• **Dataset records**
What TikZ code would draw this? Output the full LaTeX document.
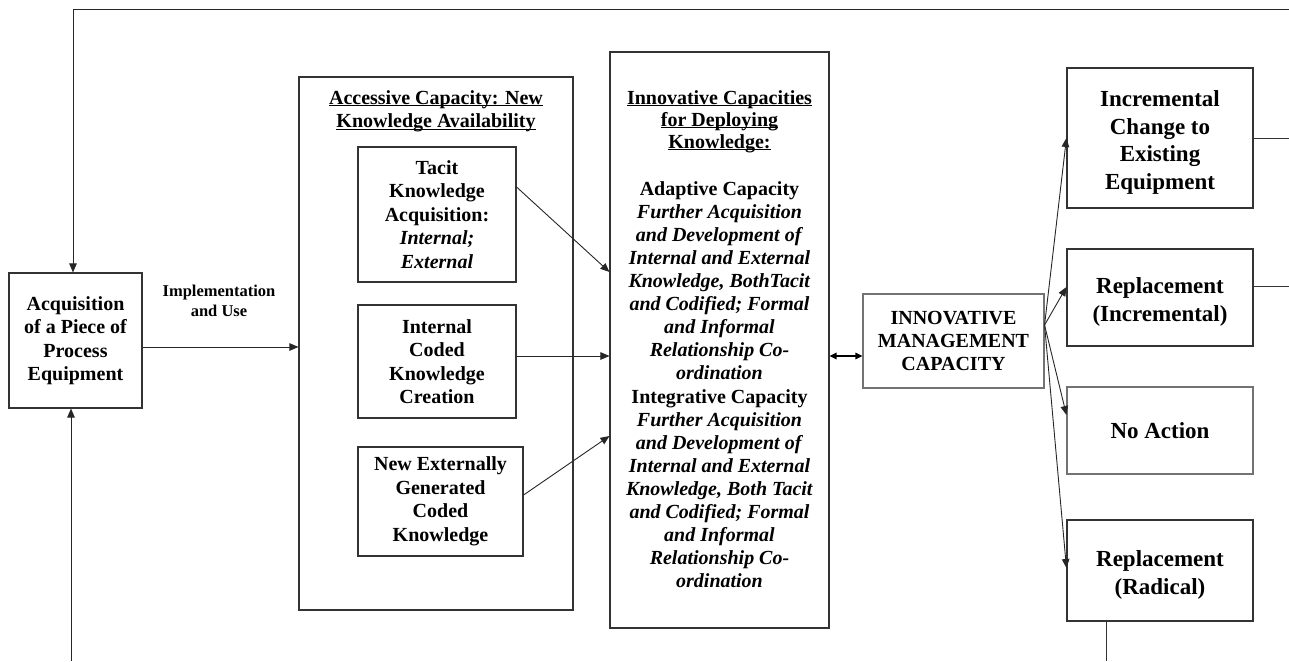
\documentclass[tikz,border=0pt]{standalone}
\usepackage{fontspec}
\setmainfont{Liberation Serif}
\usetikzlibrary{arrows.meta,calc}
\newcommand{\fz}[2]{\fontsize{#1}{#2}\selectfont\bfseries}
\newcommand{\ulx}[1]{\underline{\smash{#1}}}
\begin{document}
\begin{tikzpicture}[x=1pt,y=-1pt,
  box/.style={draw=black!80, line width=1.1pt, align=center, inner sep=0pt, font=\fz{20}{23.5}},
  bigbox/.style={box, font=\fz{23}{27.5}},
  lightbox/.style={draw=black!55},
  txt/.style={align=center, inner sep=0pt, font=\fz{20}{23.5}},
  bigtxt/.style={txt, font=\fz{23}{27.5}},
  arr/.style={-{Triangle[length=9pt,width=7.5pt]}, line width=0.9pt, draw=black!85},
  darr/.style={{Triangle[length=7pt,width=6.5pt]}-{Triangle[length=7pt,width=6.5pt]}, line width=1.3pt, draw=black},
  plain/.style={line width=1pt, draw=black!80}]
\path[use as bounding box] (0,0) rectangle (1289,661);
% nodes
\node[box, minimum width=133pt, minimum height=135pt] (acq) at (75.5,340.5) {Acquisition\\of a Piece of\\Process\\Equipment};
\node[txt, font=\fz{16.5}{19.5}] (impl) at (219,301) {Implementation\\and Use};
\node[box, minimum width=274pt, minimum height=533pt] (acc) at (436,343.5) {};
\node[txt] (acct) at (436,117) {\ulx{Accessive Capacity: New}\\\ulx{Knowledge Availability}};
\node[box, minimum width=158pt, minimum height=135pt] (tacit) at (437,214.5) {Tacit\\Knowledge\\Acquisition:\\\textit{Internal;}\\\textit{External}};
\node[box, minimum width=158pt, minimum height=113pt] (icc) at (437,361.5) {Internal\\Coded\\Knowledge\\Creation};
\node[box, minimum width=165pt, minimum height=109pt] (nec) at (440.5,501.5) {New Externally\\Generated\\Coded\\Knowledge};
\node[box, minimum width=219pt, minimum height=576pt] (inn) at (719.5,340) {};
\node[txt, font=\fz{20}{23.1}] (innt) at (719.5,346) {\ulx{Innovative Capacities}\\[-1.1pt]\ulx{for Deploying}\\[-1.1pt]\ulx{Knowledge:}\\[24pt]
Adaptive Capacity\\
\textit{Further Acquisition}\\
\textit{and Development of}\\
\textit{Internal and External}\\
\textit{Knowledge, BothTacit}\\
\textit{and Codified; Formal}\\
\textit{and Informal}\\
\textit{Relationship Co-}\\
\textit{ordination}\\
Integrative Capacity\\
\textit{Further Acquisition}\\
\textit{and Development of}\\
\textit{Internal and External}\\
\textit{Knowledge, Both Tacit}\\
\textit{and Codified; Formal}\\
\textit{and Informal}\\
\textit{Relationship Co-}\\
\textit{ordination}};
\node[box, lightbox, minimum width=181pt, minimum height=94pt, font=\fz{20}{23}] (imc) at (953.5,341) {INNOVATIVE\\MANAGEMENT\\CAPACITY};
\node[bigbox, minimum width=186pt, minimum height=140pt] (inc) at (1160,138) {};
\node[bigtxt] (inct) at (1160,142.5) {Incremental\\Change to\\Existing\\Equipment};
\node[bigbox, minimum width=186pt, minimum height=97pt] (repi) at (1160,297.5) {};
\node[bigtxt] (repit) at (1160,302) {Replacement\\(Incremental)};
\node[bigbox, lightbox, minimum width=186pt, minimum height=87pt] (noa) at (1160,430.5) {No Action};
\node[bigbox, minimum width=186pt, minimum height=101pt] (rad) at (1160,570.5) {};
\node[bigtxt] (radt) at (1160,575) {Replacement\\(Radical)};
% free ends
\coordinate (tr) at (1289,9);
\coordinate (bl) at (71,661);
\coordinate (incR) at (1289,138);
\coordinate (repR) at (1289,286);
\coordinate (radB) at (1106,661);
\coordinate (fo) at ([yshift=16pt]imc.east);
% connectors
\draw[arr] (tr) -| ([xshift=-2.5pt]acq.north);
\draw[arr] (bl) -- (bl |- acq.south);
\draw[arr] ([yshift=-6.5pt]acq.east) -- ([yshift=-6.5pt]acq.east -| acc.west);
\draw[arr] ([yshift=27.5pt]tacit.east) -- (inn.west |- 0,272);
\draw[arr] ([yshift=5.5pt]icc.east) -- ([yshift=5.5pt]icc.east -| inn.west);
\draw[arr] ([yshift=6.5pt]nec.east) -- (inn.west |- 0,436);
\draw[darr] (inn.east |- 0,356) -- (imc.west |- 0,356);
\draw[arr] (fo) -- (inc.west);
\draw[arr] (fo) -- ([yshift=10.5pt]repi.west);
\draw[arr] (fo) -- ([yshift=15.5pt]noa.west);
\draw[arr] (fo) -- ([yshift=2.5pt]rad.west);
\draw[plain] (inc.east) -- (incR);
\draw[plain] ([yshift=11.5pt]repi.east) -- (repR);
\draw[plain] ([xshift=-54pt]rad.south) -- (radB);
\end{tikzpicture}
\end{document}
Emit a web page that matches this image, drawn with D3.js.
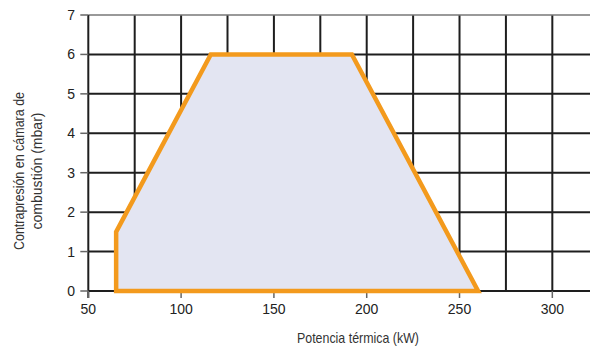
<!DOCTYPE html>
<html>
<head>
<meta charset="utf-8">
<script src="https://cdn.jsdelivr.net/npm/d3@7"></script>
<style>
  body { margin: 0; background: #fff; }
  svg { display: block; }
</style>
</head>
<body>
<div id="chart"></div>
<script>
// Working field (potencia kW vs contrapresión mbar)
const fieldPower = [65, 65, 116, 192, 260];
const fieldPressure = [0, 1.5, 6, 6, 0];
const xTicks = [50, 100, 150, 200, 250, 300];
const xGrid = [75, 100, 125, 150, 175, 200, 225, 250, 275, 300];
const yTicks = [0, 1, 2, 3, 4, 5, 6, 7];
const xLabel = "Potencia térmica (kW)";
const yLabel = ["Contrapresión en cámara de", "combustión (mbar)"];
const yLabelWidth = [158, 117];

const W = 590, H = 347;
const condensed = "'Liberation Sans', Arial, sans-serif";

const svg = d3.select("#chart").append("svg")
  .attr("width", W).attr("height", H);

const x = d3.scaleLinear().domain([50, 320.3]).range([88.3, 590]);
const y = d3.scaleLinear().domain([0, 7]).range([291, 15]);

// grid
svg.append("g").selectAll("line").data(xGrid).join("line")
  .attr("x1", d => x(d)).attr("x2", d => x(d))
  .attr("y1", y(7)).attr("y2", y(0))
  .attr("stroke", "#1e1e1e").attr("stroke-width", 2);

svg.append("g").selectAll("line").data(yTicks.filter(d => d > 0 && d < 7)).join("line")
  .attr("x1", x(50)).attr("x2", W)
  .attr("y1", d => y(d)).attr("y2", d => y(d))
  .attr("stroke", "#1e1e1e").attr("stroke-width", 2);

// top line (lighter)
svg.append("line")
  .attr("x1", x(50)).attr("x2", W)
  .attr("y1", y(7)).attr("y2", y(7))
  .attr("stroke", "#777").attr("stroke-width", 1.5);

// bottom line
svg.append("line")
  .attr("x1", x(50)).attr("x2", W)
  .attr("y1", y(0)).attr("y2", y(0))
  .attr("stroke", "#1e1e1e").attr("stroke-width", 2);

// left axis line
svg.append("line")
  .attr("x1", x(50)).attr("x2", x(50))
  .attr("y1", y(7)).attr("y2", y(0) + 7)
  .attr("stroke", "#1e1e1e").attr("stroke-width", 2);

// y ticks
svg.append("g").selectAll("line").data(yTicks).join("line")
  .attr("x1", x(50) - 8).attr("x2", x(50))
  .attr("y1", d => y(d)).attr("y2", d => y(d))
  .attr("stroke", "#666").attr("stroke-width", 1.5);

svg.append("g").selectAll("text").data(yTicks).join("text")
  .attr("x", 75).attr("y", d => y(d))
  .attr("text-anchor", "end").attr("dy", "0.36em")
  .style("font-family", "'Liberation Sans', Arial, sans-serif")
  .style("font-size", "14px").style("fill", "#222")
  .text(d => d);

// x ticks
svg.append("g").selectAll("line").data(xTicks).join("line")
  .attr("x1", d => x(d)).attr("x2", d => x(d))
  .attr("y1", y(0)).attr("y2", y(0) + 7)
  .attr("stroke", "#666").attr("stroke-width", 1.5);

svg.append("g").selectAll("text").data(xTicks).join("text")
  .attr("x", d => x(d)).attr("y", 314)
  .attr("text-anchor", "middle")
  .style("font-family", "'Liberation Sans', Arial, sans-serif")
  .style("font-size", "14px").style("fill", "#222")
  .text(d => d);

// working field polygon
const pts = fieldPower.map((p, i) => [x(p), y(fieldPressure[i])]);
svg.append("path")
  .attr("d", d3.line()(pts) + "Z")
  .attr("fill", "#e3e5f2")
  .attr("stroke", "#f39a1d")
  .attr("stroke-width", 4.5)
  .attr("stroke-linejoin", "miter");

// axis titles (condensed look via textLength)
svg.append("text")
  .attr("x", 358 - 61).attr("y", 343)
  .attr("textLength", 122).attr("lengthAdjust", "spacingAndGlyphs")
  .style("font-family", condensed)
  .style("font-size", "15px").style("fill", "#333")
  .text(xLabel);

yLabel.forEach((t, i) => {
  svg.append("text")
    .attr("transform", `translate(${24 + i * 18},171) rotate(-90)`)
    .attr("x", -yLabelWidth[i] / 2)
    .attr("textLength", yLabelWidth[i]).attr("lengthAdjust", "spacingAndGlyphs")
    .style("font-family", condensed)
    .style("font-size", "15px").style("fill", "#333")
    .text(t);
});
</script>
</body>
</html>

• **What you will do**
Copy the part that starts at the line with "Emit a web page" and finishes at the line with "const y = d3.scaleLinear().domain([0, 7]).range([291, 15]);", both included, and nothing more. Pictures are left out.

• **Exercise output**
Emit a web page that matches this image, drawn with D3.js.
<!DOCTYPE html>
<html>
<head>
<meta charset="utf-8">
<script src="https://cdn.jsdelivr.net/npm/d3@7"></script>
<style>
  body { margin: 0; background: #fff; }
  svg { display: block; }
</style>
</head>
<body>
<div id="chart"></div>
<script>
// Working field (potencia kW vs contrapresión mbar)
const fieldPower = [65, 65, 116, 192, 260];
const fieldPressure = [0, 1.5, 6, 6, 0];
const xTicks = [50, 100, 150, 200, 250, 300];
const xGrid = [75, 100, 125, 150, 175, 200, 225, 250, 275, 300];
const yTicks = [0, 1, 2, 3, 4, 5, 6, 7];
const xLabel = "Potencia térmica (kW)";
const yLabel = ["Contrapresión en cámara de", "combustión (mbar)"];
const yLabelWidth = [158, 117];

const W = 590, H = 347;
const condensed = "'Liberation Sans', Arial, sans-serif";

const svg = d3.select("#chart").append("svg")
  .attr("width", W).attr("height", H);

const x = d3.scaleLinear().domain([50, 320.3]).range([88.3, 590]);
const y = d3.scaleLinear().domain([0, 7]).range([291, 15]);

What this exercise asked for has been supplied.